WHAT IS ASKED:
Exactly as written, quote every line that follows, skipping the images.

MATERIAL PROVIDED:
---+---
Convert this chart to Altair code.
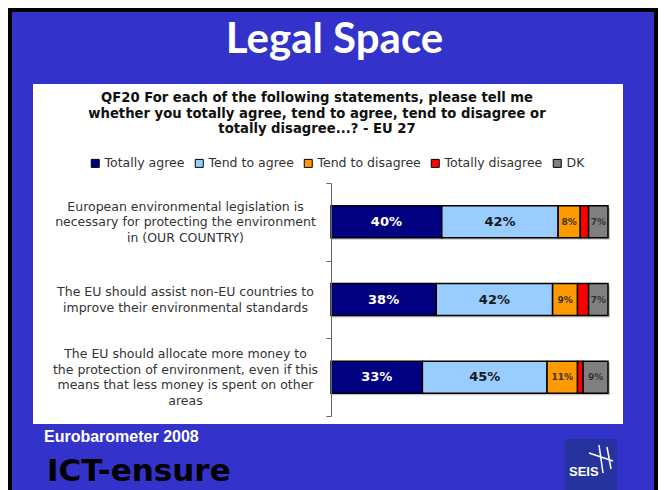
import altair as alt
import pandas as pd

# ---- data ----
statements = [
    "European environmental legislation is|necessary for protecting the environment|in (OUR COUNTRY)",
    "The EU should assist non-EU countries to|improve their environmental standards",
    "The EU should allocate more money to|the protection of environment, even if this|means that less money is spent on other|areas",
]
categories = ["Totally agree", "Tend to agree", "Tend to disagree", "Totally disagree", "DK"]
colors = ["#000080", "#99ccff", "#ff9900", "#ff0000", "#808080"]
totally_agree = [40, 38, 33]
tend_to_agree = [42, 42, 45]
tend_to_disagree = [8, 9, 11]
totally_disagree = [3, 4, 2]
dont_know = [7, 7, 9]

slide_title = ["Legal Space"]
question = ["QF20 For each of the following statements, please tell me|whether you totally agree, tend to agree, tend to disagree or|totally disagree...? - EU 27"]
source_note = ["Eurobarometer 2008"]
logo_left = ["ICT-ensure"]
logo_right = ["SEIS"]

series = [totally_agree, tend_to_agree, tend_to_disagree, totally_disagree, dont_know]
rows = []
for ci, (cat, vals) in enumerate(zip(categories, series)):
    for si, st in enumerate(statements):
        rows.append({"statement": st, "category": cat, "rank": ci,
                     "value": vals[si], "label": f"{vals[si]}%"})
df = pd.DataFrame(rows)

BG = "#3333cc"
LH = 15.5  # label line height

label_offset = {
    "condition": [
        {"test": "length(split(datum.value, '|')) == 4", "value": -1.5 * LH},
        {"test": "length(split(datum.value, '|')) == 3", "value": -1.0 * LH},
    ],
    "value": -0.5 * LH,
}

y_enc = alt.Y(
    "statement:N", sort=statements, title=None,
    scale=alt.Scale(paddingInner=0, paddingOuter=0),
    axis=alt.Axis(
        labelExpr="split(datum.label, '|')", labelAlign="center", labelBaseline="middle",
        labelOffset=label_offset,
        labelPadding=141, tickSize=5, tickBand="extent", labelLimit=400,
        labelFont="DejaVu Sans", labelFontSize=12.5, labelLineHeight=LH,
        labelColor="#333333", domainColor="#666666", tickColor="#666666",
        domainWidth=1, tickWidth=1, zindex=2,
    ),
)

one = pd.DataFrame({"k": [0]})

panel = alt.Chart(one).mark_rect(color="white").encode(
    x=alt.value(-298), x2=alt.value(292), y=alt.value(-99), y2=alt.value(241)
)

shadow = alt.Chart(df).mark_bar(color="#c8c8c8", size=32, xOffset=2, yOffset=2).encode(
    x=alt.X("sum(value):Q", scale=alt.Scale(domain=[0, 100]), axis=None),
    y=y_enc,
)

bars = alt.Chart(df).mark_bar(size=32, stroke="black", strokeWidth=1.5).encode(
    x=alt.X("value:Q", stack="zero", scale=alt.Scale(domain=[0, 100]), axis=None),
    y=y_enc,
    color=alt.Color(
        "category:N",
        scale=alt.Scale(domain=categories, range=colors),
        legend=alt.Legend(
            title=None, orient="none", legendX=-242, legendY=-26, direction="horizontal",
            symbolType="square", symbolSize=64, symbolStrokeColor="black", symbolStrokeWidth=1,
            labelFont="DejaVu Sans", labelFontSize=12.5, labelColor="#333333",
            columnPadding=8, labelOffset=3, zindex=2,
        ),
    ),
    order=alt.Order("rank:Q"),
)

stacked = alt.Chart(df).transform_stack(
    stack="value", groupby=["statement"], as_=["v0", "v1"],
    sort=[alt.SortField("rank", order="ascending")],
).transform_calculate(mid="(datum.v0 + datum.v1) / 2")

big_labels = stacked.transform_filter("datum.rank <= 1").mark_text(
    font="DejaVu Sans", fontWeight="bold", fontSize=13, baseline="middle"
).encode(
    x=alt.X("mid:Q", scale=alt.Scale(domain=[0, 100]), axis=None),
    y=y_enc,
    text="label:N",
    color=alt.condition("datum.rank == 0", alt.value("white"), alt.value("#1a1a1a")),
)

small_labels = stacked.transform_filter("datum.rank == 2 || datum.rank == 4").mark_text(
    font="DejaVu Sans", fontWeight="bold", fontSize=9, baseline="middle", color="#333333"
).encode(
    x=alt.X("mid:Q", scale=alt.Scale(domain=[0, 100]), axis=None),
    y=y_enc,
    text="label:N",
)

title_txt = alt.Chart(pd.DataFrame({"t": slide_title})).mark_text(
    font="Lato", fontWeight="bold", fontSize=42, color="white", align="center", baseline="alphabetic"
).encode(x=alt.value(3.5), y=alt.value(-130), text="t:N")

question_txt = alt.Chart(pd.DataFrame({"t": question})).transform_calculate(
    lines="split(datum.t, '|')"
).mark_text(
    font="DejaVu Sans", fontWeight="bold", fontSize=13.2, color="#111111", align="center",
    baseline="top", lineHeight=15.5
).encode(x=alt.value(-14), y=alt.value(-91), text="lines:N")

source_txt = alt.Chart(pd.DataFrame({"t": source_note})).mark_text(
    font="Liberation Sans", fontWeight="bold", fontSize=16, color="white", align="left", baseline="alphabetic"
).encode(x=alt.value(-287), y=alt.value(259), text="t:N")

ict_txt = alt.Chart(pd.DataFrame({"t": logo_left})).mark_text(
    font="DejaVu Sans", fontWeight="bold", fontSize=31, color="black", align="left", baseline="alphabetic"
).encode(x=alt.value(-284), y=alt.value(298), text="t:N")

seis_box = alt.Chart(one).mark_rect(color="#26339f").encode(
    x=alt.value(234), x2=alt.value(286), y=alt.value(256), y2=alt.value(307)
)
seis_txt = alt.Chart(pd.DataFrame({"t": logo_right})).mark_text(
    font="Liberation Sans", fontWeight="bold", fontSize=13, color="white", align="left", baseline="alphabetic"
).encode(x=alt.value(238), y=alt.value(293), text="t:N")
seis_line1 = alt.Chart(one).mark_rule(color="white", strokeWidth=1.5).encode(
    x=alt.value(258), x2=alt.value(282), y=alt.value(270), y2=alt.value(278)
)
seis_line2 = alt.Chart(one).mark_rule(color="white", strokeWidth=1.5).encode(
    x=alt.value(268), x2=alt.value(272), y=alt.value(262), y2=alt.value(290)
)
seis_line3 = alt.Chart(one).mark_rule(color="white", strokeWidth=1.5).encode(
    x=alt.value(276), x2=alt.value(280), y=alt.value(264), y2=alt.value(286)
)

border_left = alt.Chart(one).mark_rule(color="black", strokeWidth=4).encode(
    x=alt.value(-321), y=alt.value(-175), y2=alt.value(307)
)
border_top = alt.Chart(one).mark_rule(color="black", strokeWidth=4).encode(
    x=alt.value(-323), x2=alt.value(327), y=alt.value(-173)
)
border_right = alt.Chart(one).mark_rule(color="black", strokeWidth=4).encode(
    x=alt.value(325), y=alt.value(-175), y2=alt.value(307)
)

chart = alt.layer(
    panel, shadow, bars, big_labels, small_labels,
    title_txt, question_txt, source_txt, ict_txt,
    seis_box, seis_txt, seis_line1, seis_line2, seis_line3,
    border_left, border_top, border_right,
).properties(
    width=277, height=233,
    padding={"left": 323, "top": 175, "right": 50, "bottom": 74},
    autosize=alt.AutoSizeParams(type="none"),
    background=BG,
).configure_view(strokeWidth=0)

chart.save("out.html", embed_options={"renderer": "svg", "actions": False})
---+---
TASK ANSWER:
Convert this chart to Altair code.
import altair as alt
import pandas as pd

# ---- data ----
statements = [
    "European environmental legislation is|necessary for protecting the environment|in (OUR COUNTRY)",
    "The EU should assist non-EU countries to|improve their environmental standards",
    "The EU should allocate more money to|the protection of environment, even if this|means that less money is spent on other|areas",
]
categories = ["Totally agree", "Tend to agree", "Tend to disagree", "Totally disagree", "DK"]
colors = ["#000080", "#99ccff", "#ff9900", "#ff0000", "#808080"]
totally_agree = [40, 38, 33]
tend_to_agree = [42, 42, 45]
tend_to_disagree = [8, 9, 11]
totally_disagree = [3, 4, 2]
dont_know = [7, 7, 9]

slide_title = ["Legal Space"]
question = ["QF20 For each of the following statements, please tell me|whether you totally agree, tend to agree, tend to disagree or|totally disagree...? - EU 27"]
source_note = ["Eurobarometer 2008"]
logo_left = ["ICT-ensure"]
logo_right = ["SEIS"]

series = [totally_agree, tend_to_agree, tend_to_disagree, totally_disagree, dont_know]
rows = []
for ci, (cat, vals) in enumerate(zip(categories, series)):
    for si, st in enumerate(statements):
        rows.append({"statement": st, "category": cat, "rank": ci,
                     "value": vals[si], "label": f"{vals[si]}%"})
df = pd.DataFrame(rows)

BG = "#3333cc"
LH = 15.5  # label line height

label_offset = {
    "condition": [
        {"test": "length(split(datum.value, '|')) == 4", "value": -1.5 * LH},
        {"test": "length(split(datum.value, '|')) == 3", "value": -1.0 * LH},
    ],
    "value": -0.5 * LH,
}

y_enc = alt.Y(
    "statement:N", sort=statements, title=None,
    scale=alt.Scale(paddingInner=0, paddingOuter=0),
    axis=alt.Axis(
        labelExpr="split(datum.label, '|')", labelAlign="center", labelBaseline="middle",
        labelOffset=label_offset,
        labelPadding=141, tickSize=5, tickBand="extent", labelLimit=400,
        labelFont="DejaVu Sans", labelFontSize=12.5, labelLineHeight=LH,
        labelColor="#333333", domainColor="#666666", tickColor="#666666",
        domainWidth=1, tickWidth=1, zindex=2,
    ),
)

one = pd.DataFrame({"k": [0]})

panel = alt.Chart(one).mark_rect(color="white").encode(
    x=alt.value(-298), x2=alt.value(292), y=alt.value(-99), y2=alt.value(241)
)

shadow = alt.Chart(df).mark_bar(color="#c8c8c8", size=32, xOffset=2, yOffset=2).encode(
    x=alt.X("sum(value):Q", scale=alt.Scale(domain=[0, 100]), axis=None),
    y=y_enc,
)

bars = alt.Chart(df).mark_bar(size=32, stroke="black", strokeWidth=1.5).encode(
    x=alt.X("value:Q", stack="zero", scale=alt.Scale(domain=[0, 100]), axis=None),
    y=y_enc,
    color=alt.Color(
        "category:N",
        scale=alt.Scale(domain=categories, range=colors),
        legend=alt.Legend(
            title=None, orient="none", legendX=-242, legendY=-26, direction="horizontal",
            symbolType="square", symbolSize=64, symbolStrokeColor="black", symbolStrokeWidth=1,
            labelFont="DejaVu Sans", labelFontSize=12.5, labelColor="#333333",
            columnPadding=8, labelOffset=3, zindex=2,
        ),
    ),
    order=alt.Order("rank:Q"),
)

stacked = alt.Chart(df).transform_stack(
    stack="value", groupby=["statement"], as_=["v0", "v1"],
    sort=[alt.SortField("rank", order="ascending")],
).transform_calculate(mid="(datum.v0 + datum.v1) / 2")

big_labels = stacked.transform_filter("datum.rank <= 1").mark_text(
    font="DejaVu Sans", fontWeight="bold", fontSize=13, baseline="middle"
).encode(
    x=alt.X("mid:Q", scale=alt.Scale(domain=[0, 100]), axis=None),
    y=y_enc,
    text="label:N",
    color=alt.condition("datum.rank == 0", alt.value("white"), alt.value("#1a1a1a")),
)

small_labels = stacked.transform_filter("datum.rank == 2 || datum.rank == 4").mark_text(
    font="DejaVu Sans", fontWeight="bold", fontSize=9, baseline="middle", color="#333333"
).encode(
    x=alt.X("mid:Q", scale=alt.Scale(domain=[0, 100]), axis=None),
    y=y_enc,
    text="label:N",
)

title_txt = alt.Chart(pd.DataFrame({"t": slide_title})).mark_text(
    font="Lato", fontWeight="bold", fontSize=42, color="white", align="center", baseline="alphabetic"
).encode(x=alt.value(3.5), y=alt.value(-130), text="t:N")

question_txt = alt.Chart(pd.DataFrame({"t": question})).transform_calculate(
    lines="split(datum.t, '|')"
).mark_text(
    font="DejaVu Sans", fontWeight="bold", fontSize=13.2, color="#111111", align="center",
    baseline="top", lineHeight=15.5
).encode(x=alt.value(-14), y=alt.value(-91), text="lines:N")

source_txt = alt.Chart(pd.DataFrame({"t": source_note})).mark_text(
    font="Liberation Sans", fontWeight="bold", fontSize=16, color="white", align="left", baseline="alphabetic"
).encode(x=alt.value(-287), y=alt.value(259), text="t:N")

ict_txt = alt.Chart(pd.DataFrame({"t": logo_left})).mark_text(
    font="DejaVu Sans", fontWeight="bold", fontSize=31, color="black", align="left", baseline="alphabetic"
).encode(x=alt.value(-284), y=alt.value(298), text="t:N")

seis_box = alt.Chart(one).mark_rect(color="#26339f").encode(
    x=alt.value(234), x2=alt.value(286), y=alt.value(256), y2=alt.value(307)
)
seis_txt = alt.Chart(pd.DataFrame({"t": logo_right})).mark_text(
    font="Liberation Sans", fontWeight="bold", fontSize=13, color="white", align="left", baseline="alphabetic"
).encode(x=alt.value(238), y=alt.value(293), text="t:N")
seis_line1 = alt.Chart(one).mark_rule(color="white", strokeWidth=1.5).encode(
    x=alt.value(258), x2=alt.value(282), y=alt.value(270), y2=alt.value(278)
)
seis_line2 = alt.Chart(one).mark_rule(color="white", strokeWidth=1.5).encode(
    x=alt.value(268), x2=alt.value(272), y=alt.value(262), y2=alt.value(290)
)
seis_line3 = alt.Chart(one).mark_rule(color="white", strokeWidth=1.5).encode(
    x=alt.value(276), x2=alt.value(280), y=alt.value(264), y2=alt.value(286)
)

border_left = alt.Chart(one).mark_rule(color="black", strokeWidth=4).encode(
    x=alt.value(-321), y=alt.value(-175), y2=alt.value(307)
)
border_top = alt.Chart(one).mark_rule(color="black", strokeWidth=4).encode(
    x=alt.value(-323), x2=alt.value(327), y=alt.value(-173)
)
border_right = alt.Chart(one).mark_rule(color="black", strokeWidth=4).encode(
    x=alt.value(325), y=alt.value(-175), y2=alt.value(307)
)

chart = alt.layer(
    panel, shadow, bars, big_labels, small_labels,
    title_txt, question_txt, source_txt, ict_txt,
    seis_box, seis_txt, seis_line1, seis_line2, seis_line3,
    border_left, border_top, border_right,
).properties(
    width=277, height=233,
    padding={"left": 323, "top": 175, "right": 50, "bottom": 74},
    autosize=alt.AutoSizeParams(type="none"),
    background=BG,
).configure_view(strokeWidth=0)

chart.save("out.html", embed_options={"renderer": "svg", "actions": False})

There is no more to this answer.